Earlier this month, we visited beautiful Kent and stopped off at a very special place – Chelsfield.
This is the village that the seven-year old Dora Saint – ‘Miss Read’ as she became known to readers – moved to after her mother became ill.
Those with the Michael Joseph hardback edition of Dora’s autobiography, Time Remembered, will recognise the distinctive white clapperboard building and peep of red-brick school from the cover. In the introduction, Dora writes: ‘I had suddenly exchanged the pressure of London life for the slower ways of the country, and it suited me… At Chelsfield, I came into my own and have never ceased to be thankful.’
The heart of the village with its pub, school and village hall, is packed with pretty cottages. Here’s Dora’s description of her first sighting of the school: ‘I could not believe my eyes. Where was the great three-storey building of red brick?

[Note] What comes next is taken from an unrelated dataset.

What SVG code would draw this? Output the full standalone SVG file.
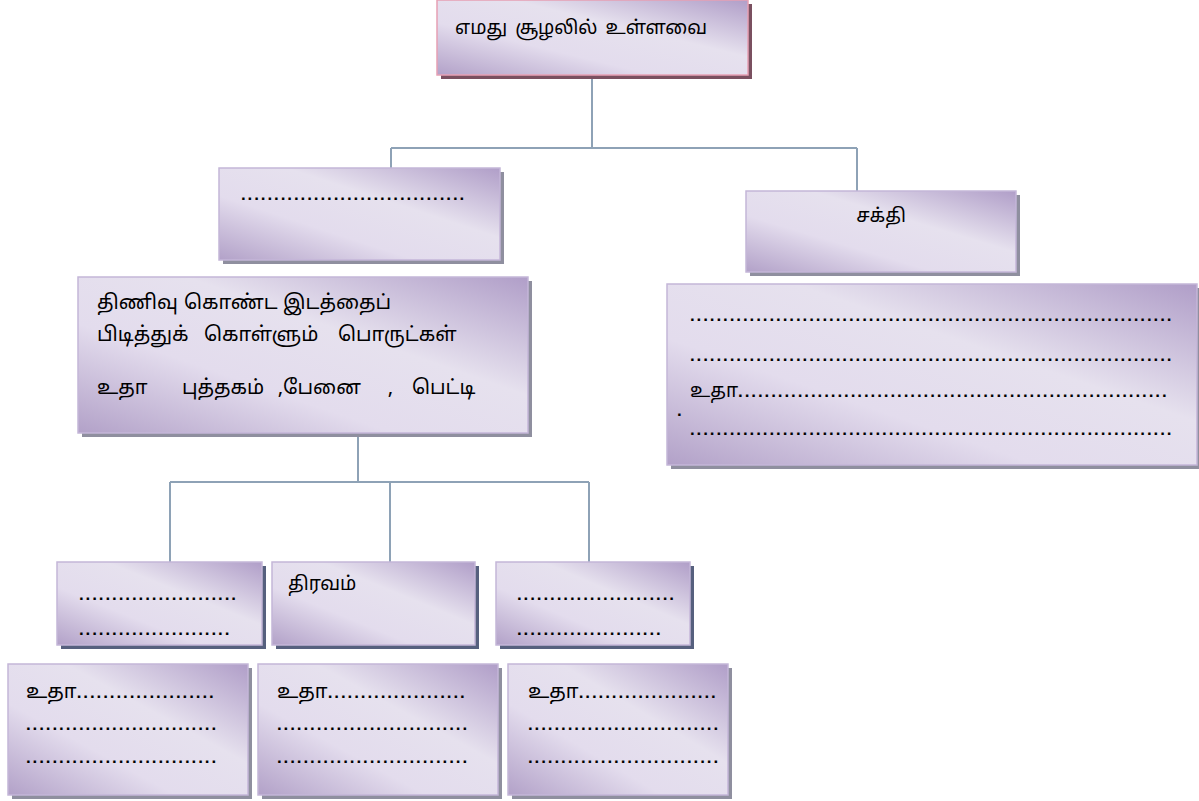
<svg xmlns="http://www.w3.org/2000/svg" width="1199" height="801" viewBox="0 0 1199 801">
<defs>
<linearGradient id="g" x1="0" y1="1" x2="1" y2="0">
<stop offset="0" stop-color="#b2a1c8"/>
<stop offset="0.35" stop-color="#e3dced"/>
<stop offset="0.62" stop-color="#e6e1ee"/>
<stop offset="1" stop-color="#b09ec8"/>
</linearGradient>
<style>
.box{fill:url(#g);stroke:#c4b6d8;stroke-width:1.5}
.top{fill:url(#g);stroke:#e6a0b4;stroke-width:1.5}
.sh{fill:#8f8f9f}
.sh2{fill:#56607e}
.sht{fill:#7a5060}
.t{font-family:"Noto Sans Tamil","Latha","Noto Sans","DejaVu Sans",sans-serif;font-size:19px;fill:#000}
.tb{font-size:20px}
.d{font-family:"Liberation Sans",Arial,sans-serif;font-size:17px;font-weight:bold;letter-spacing:1.9px;fill:#000}
.c{fill:none;stroke:#8ea2b6;stroke-width:2}
</style>
</defs>
<rect width="1199" height="801" fill="#fff"/>
<g id="connectors">
<path class="c" d="M592 75V148M391 148H857M391 148V168M857 148V191"/>
<path class="c" d="M358 437V482M170 482H589M170 482V562M390 482V562M589 482V562"/>
</g>
<g id="n-top">
<rect class="sht" x="441" y="4" width="311" height="75"/>
<rect class="top" x="437" y="0" width="311" height="75"/>
<text class="t" x="455" y="34" word-spacing="3">எமது சூழலில் உள்ளவை</text>
</g>
<g id="n-a">
<rect class="sh" x="223" y="172" width="281" height="92"/>
<rect class="box" x="219" y="168" width="281" height="92"/>
<text class="d" x="241" y="200">..................................</text>
</g>
<g id="n-sakthi">
<rect class="sh" x="750" y="195" width="270" height="81"/>
<rect class="box" x="746" y="191" width="270" height="81"/>
<text class="t" x="881" y="222" text-anchor="middle">சக்தி</text>
</g>
<g id="n-matter">
<rect class="sh" x="82" y="281" width="450" height="156"/>
<rect class="box" x="78" y="277" width="450" height="156"/>
<text class="t tb" y="309"><tspan x="97">திணிவு</tspan><tspan x="184">கொண்ட</tspan><tspan x="283">இடத்தைப்</tspan></text>
<text class="t tb" y="341"><tspan x="97">பிடித்துக்</tspan><tspan x="204">கொள்ளும்</tspan><tspan x="338">பொருட்கள்</tspan></text>
<text class="t tb" y="394"><tspan x="97">உதா</tspan><tspan x="182">புத்தகம்</tspan><tspan x="278">,பேனை</tspan><tspan x="388">,</tspan><tspan x="412">பெட்டி</tspan></text>
</g>
<g id="n-energy">
<rect class="sh" x="671" y="288" width="530" height="181"/>
<rect class="box" x="667" y="284" width="530" height="181"/>
<text class="d" x="690" y="321">.........................................................................</text>
<text class="d" x="690" y="361">.........................................................................</text>
<text class="t" x="690" y="397">உதா<tspan class="d">.................................................................</tspan></text>
<text class="d" x="677" y="416">.</text>
<text class="d" x="690" y="435">.........................................................................</text>
</g>
<g id="n-solid">
<rect class="sh2" x="61" y="566" width="205" height="83"/>
<rect class="box" x="57" y="562" width="205" height="83"/>
<text class="d" x="79" y="600">........................</text>
<text class="d" x="79" y="635">.......................</text>
</g>
<g id="n-liquid">
<rect class="sh2" x="276" y="566" width="203" height="83"/>
<rect class="box" x="272" y="562" width="203" height="83"/>
<text class="t" x="288" y="590">திரவம்</text>
</g>
<g id="n-gas">
<rect class="sh2" x="500" y="566" width="194" height="83"/>
<rect class="box" x="496" y="562" width="194" height="83"/>
<text class="d" x="517" y="600">........................</text>
<text class="d" x="517" y="635">......................</text>
</g>
<g id="n-ex1">
<rect class="sh" x="12" y="668" width="240" height="131"/>
<rect class="box" x="8" y="664" width="240" height="131"/>
<text class="t tb" x="26" y="698">உதா<tspan class="d">.....................</tspan></text>
<text class="d" x="26" y="730">.............................</text>
<text class="d" x="26" y="763">.............................</text>
</g>
<g id="n-ex2">
<rect class="sh" x="262" y="668" width="240" height="131"/>
<rect class="box" x="258" y="664" width="240" height="131"/>
<text class="t tb" x="277" y="698">உதா<tspan class="d">.....................</tspan></text>
<text class="d" x="277" y="730">.............................</text>
<text class="d" x="277" y="763">.............................</text>
</g>
<g id="n-ex3">
<rect class="sh" x="512" y="668" width="220" height="131"/>
<rect class="box" x="508" y="664" width="220" height="131"/>
<text class="t tb" x="528" y="698">உதா<tspan class="d">.....................</tspan></text>
<text class="d" x="528" y="730">.............................</text>
<text class="d" x="528" y="763">.............................</text>
</g>
</svg>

Where was the vast expanse of playground? Here before me was a one-storey building with a slate roof. Steps led up to the small playground, and a row of pollarded lime trees towered above the railings.’
But I wonder how much of it Dora would recognise today. The train station felt very suburban but, when Dora arrived, she described it like this: ‘once the train had pulled away, everything was still and quiet… The peace of a spring morning enveloped us as we climbed the gentle slope, the wood on our right, and the deep railway cutting on our left … The larks were in joyous frenzy above. The sky was blue, the now distant wood misty with early buds, and the air was heady to a London child. A great surge of happiness engulfed me… This is where I was going to live… This is where I belonged. This was the country, and I was home there.’
Across the fields, you can distinctly see the soaring towers of Canary Wharf and glimpse the impressive curve of The Shard, reminding us that London is so close but, to the seven-year Dora, it must have felt a million miles away.